NICK: There were a pretty wide range of music influences that I can think of that came into writing and mixing this from my end. Brand New’s The Devil And God… was what I was aiming for in the mix a lot. I also looked to a lot of Johnny Foreigner, One Hundred Year Ocean. Some Poison Oak. Definitely taking a little something from everything that I was listening to at the time.
STEREOGUM: Where’d you record the new EP?
NICK: We recorded parts of it in the studios at NYU, with overdubs in Ian’s apartment as well as my own. The process definitely took longer than we had anticipated. We had started tracking drums last October and the very last thing we recorded was cello in March.
SARAH: There were multiple engineers but Nick oversaw most of the recording process.
NICK: Yeah, we snuck an opportunity to record into one of my classes last fall which was a great way to get things out of the way, but it meant that I didn’t have complete control over the session.

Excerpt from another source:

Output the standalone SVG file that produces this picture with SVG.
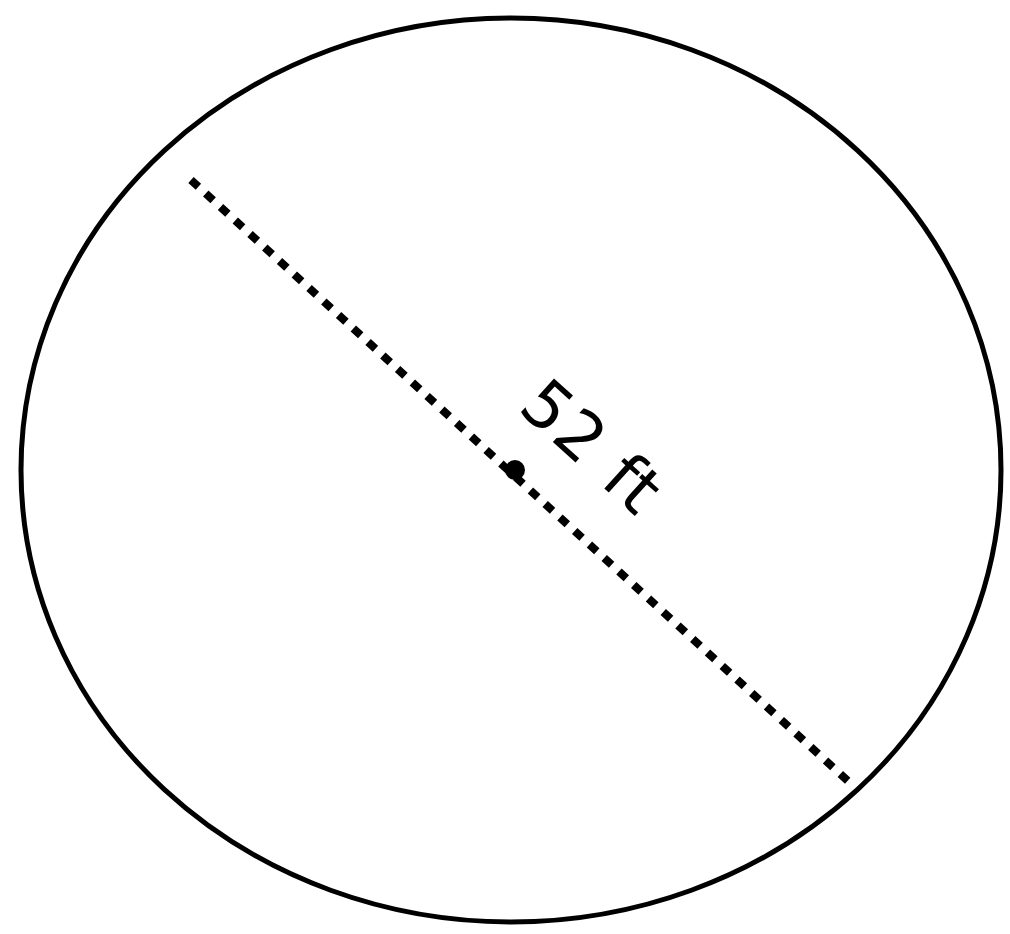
<svg xmlns="http://www.w3.org/2000/svg" width="1010" height="934" viewBox="0 0 1010 934">
<style>
.outline{fill:none;stroke:#000;stroke-width:5}
.dia{stroke:#000;stroke-width:8;stroke-dasharray:10 10;fill:none}
.lbl{font-family:"DejaVu Sans",sans-serif;font-size:66px;fill:#000;letter-spacing:2px}
</style>
<rect width="1010" height="934" fill="#fff"/>
<g id="circle">
<ellipse class="outline" cx="511" cy="470" rx="490" ry="452"/>
</g>
<g id="connectors">
<line class="dia" x1="191" y1="180" x2="848" y2="781"/>
</g>
<g id="center">
<circle cx="515" cy="470" r="10" fill="#000"/>
</g>
<g id="label">
<text class="lbl" transform="translate(515,470) rotate(42)" x="42" y="-46" text-anchor="middle">52 ft</text>
</g>
</svg>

STEREOGUM: How’d you get involved with Broken World, who put out your last two EPs?
SARAH: Haha, it’s such a crazy story. We’ve all been fans of The World Is A Beautiful Place for a while, but Derrick of BWM found us on Tumblr and hit us up about doing tapes for us the night Last Of The Dogstronauts came out.
NICK: It was two in the morning and Sarah and I were sitting in her living room when Derrick messaged us and we freaked out a little bit.
SARAH: They found us in the weirdest way, too.
NICK: Oh my god.
SARAH: I’m doing it. Sorry.
NICK: I nearly forgot this was how they found us.
SARAH: So TWIABP’s second EP is called Josh Is Dead, which is a joke on The Smiths’ The Queen Is Dead and Nick took a picture of himself recreating the album art and it said “Nick Is Dead.” Derrick saw this and looked us up. So our musical career is thanks to a Tumblr post. It’s wild. They’re great people. They help us do whatever we wan to do and have become pretty close friends of ours.
NICK: Broken World has been really great to us for the last year. Some of the best people you could ask to worth with.
STEREOGUM: So what’s up next? Are you guys going on some kind of tour?
SARAH: We’ve got a few shows lined up for the rest of the summer.
BRIAN: We have a lot of one-off shows out of the city too, normally with the Broken World fam or other friends in bands.
SARAH: We’re going to play an unofficial show at FEST in Gainesville, but we’ll probably do a tour in the fall or winter. Our only plans for the summer were to demo the LP, so that’s our main focus.
NICK: Yeah, we’re shooting to record towards the fall and try to get on the road for a weekend or two around then while we’re at it.